PROBLEM TO WORK ON
Please write out the lines of the data exactly, beginning with the first and ending with the line containing "var yTicks = [0, 2, 4, 6, 8, 10, 12, 14];"; leave the pictures behind.

RAW DATA
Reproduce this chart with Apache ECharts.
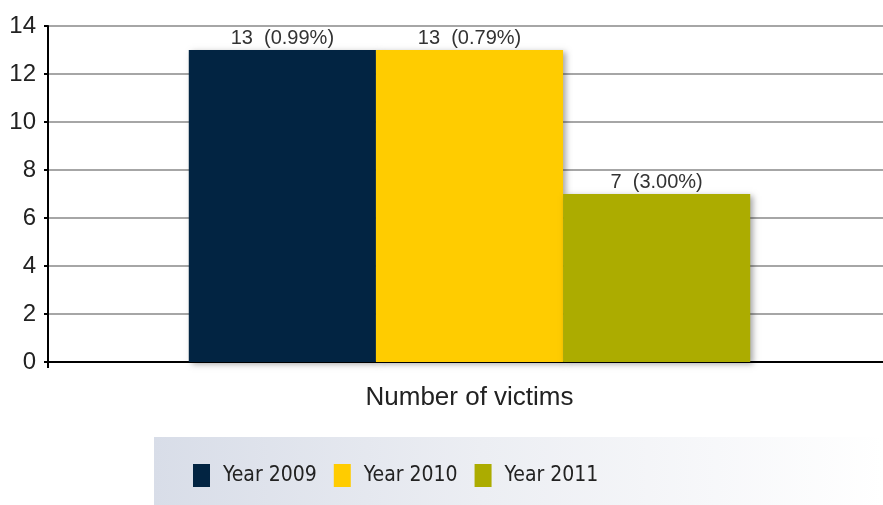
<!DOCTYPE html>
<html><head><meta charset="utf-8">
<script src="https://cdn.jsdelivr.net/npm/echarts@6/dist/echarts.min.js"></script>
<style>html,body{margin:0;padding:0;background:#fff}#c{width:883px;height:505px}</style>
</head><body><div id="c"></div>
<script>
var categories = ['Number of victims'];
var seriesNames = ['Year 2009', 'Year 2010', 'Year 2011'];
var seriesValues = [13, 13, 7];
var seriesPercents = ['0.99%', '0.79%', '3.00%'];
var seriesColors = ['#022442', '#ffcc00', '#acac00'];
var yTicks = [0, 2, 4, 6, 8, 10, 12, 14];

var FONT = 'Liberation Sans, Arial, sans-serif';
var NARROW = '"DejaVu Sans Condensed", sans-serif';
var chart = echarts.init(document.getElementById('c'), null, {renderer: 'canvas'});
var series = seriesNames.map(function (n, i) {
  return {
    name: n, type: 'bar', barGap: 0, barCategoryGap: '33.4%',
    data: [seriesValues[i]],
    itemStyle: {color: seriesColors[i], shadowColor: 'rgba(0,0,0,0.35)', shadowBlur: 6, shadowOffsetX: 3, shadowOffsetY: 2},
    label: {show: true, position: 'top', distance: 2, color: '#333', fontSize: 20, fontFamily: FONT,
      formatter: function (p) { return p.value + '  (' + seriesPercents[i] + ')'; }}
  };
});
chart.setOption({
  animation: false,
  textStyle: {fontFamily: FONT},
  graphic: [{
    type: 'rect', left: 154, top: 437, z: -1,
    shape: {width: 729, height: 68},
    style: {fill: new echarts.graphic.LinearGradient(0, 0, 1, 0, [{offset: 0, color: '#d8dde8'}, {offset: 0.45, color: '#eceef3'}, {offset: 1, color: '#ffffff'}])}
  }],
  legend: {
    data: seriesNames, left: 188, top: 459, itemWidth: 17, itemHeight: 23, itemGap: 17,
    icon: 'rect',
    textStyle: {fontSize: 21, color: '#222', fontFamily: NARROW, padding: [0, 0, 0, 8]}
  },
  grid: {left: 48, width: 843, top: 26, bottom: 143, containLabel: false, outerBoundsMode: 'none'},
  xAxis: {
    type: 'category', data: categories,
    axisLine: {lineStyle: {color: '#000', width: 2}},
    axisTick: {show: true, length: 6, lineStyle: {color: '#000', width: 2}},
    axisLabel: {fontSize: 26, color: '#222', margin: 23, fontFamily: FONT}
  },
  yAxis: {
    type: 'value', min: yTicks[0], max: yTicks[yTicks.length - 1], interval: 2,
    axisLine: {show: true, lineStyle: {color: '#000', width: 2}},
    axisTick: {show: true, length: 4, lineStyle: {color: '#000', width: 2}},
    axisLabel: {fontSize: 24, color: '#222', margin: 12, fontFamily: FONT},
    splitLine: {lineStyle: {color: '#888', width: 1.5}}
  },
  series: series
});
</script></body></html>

WRITTEN ANSWER
Reproduce this chart with Apache ECharts.
<!DOCTYPE html>
<html><head><meta charset="utf-8">
<script src="https://cdn.jsdelivr.net/npm/echarts@6/dist/echarts.min.js"></script>
<style>html,body{margin:0;padding:0;background:#fff}#c{width:883px;height:505px}</style>
</head><body><div id="c"></div>
<script>
var categories = ['Number of victims'];
var seriesNames = ['Year 2009', 'Year 2010', 'Year 2011'];
var seriesValues = [13, 13, 7];
var seriesPercents = ['0.99%', '0.79%', '3.00%'];
var seriesColors = ['#022442', '#ffcc00', '#acac00'];
var yTicks = [0, 2, 4, 6, 8, 10, 12, 14];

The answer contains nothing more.